The LSTM based monitoring system developed in this study detects cyberattacks with high accuracy. The analysis reveals that attacks cause severe disruption in CAV operations and safety, as shown by stability profiles and increases in volatility and conflicts. However, the monitoring system reverts the system back to a safe state of operation with performance similar to no attack case. The results show that even a fake basic safety message (BSM) attack on one CAV causes the traffic stream to be significantly unstable. Furthermore, volatility increases by 37.2% to 44%, as represented by acceleration-deceleration variation. The monitoring system, however, degrades the system to a safe state of operation by improving the stability by 38%, which is similar to the normal operation.

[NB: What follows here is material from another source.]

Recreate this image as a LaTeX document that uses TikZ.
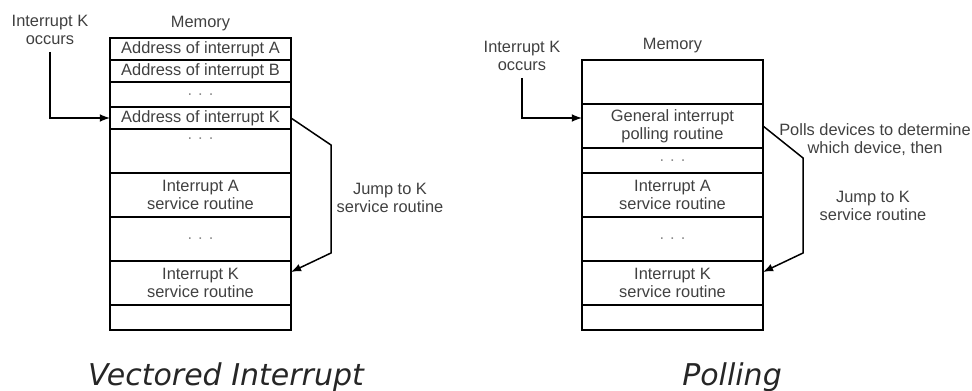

These findings show how cyberattacks may impact the CAV environment. The security design schemes provided for CAVs over instantaneous driving periods will enable the secure operation of CAVs in the future. While this study did not examine a mixed autonomy operation of CAVs with human drivers, future research could analyze the anomaly detection performance for cyberattacks in that scenario. The real-world and conditions that are simulated may have some differences. However, this study modeled cyberattacks on CAVs within a well-calibrated and validated simulation environment since at present cyberattack data for real CAVs does not exist. Further, the limited availability of CAVs and infrastructure limitations make it impractical to generate CAV data using an actual traffic environment to be used for cyberattack generation. In addition, testing cyberattacks on a limited CAV fleet in the real-world can also pose dangerous situations in responding to false BSMs such as a sudden stop in a high-speed traffic stream. This makes simulation the best possible method for analyzing the cyber risks in the CAV environment.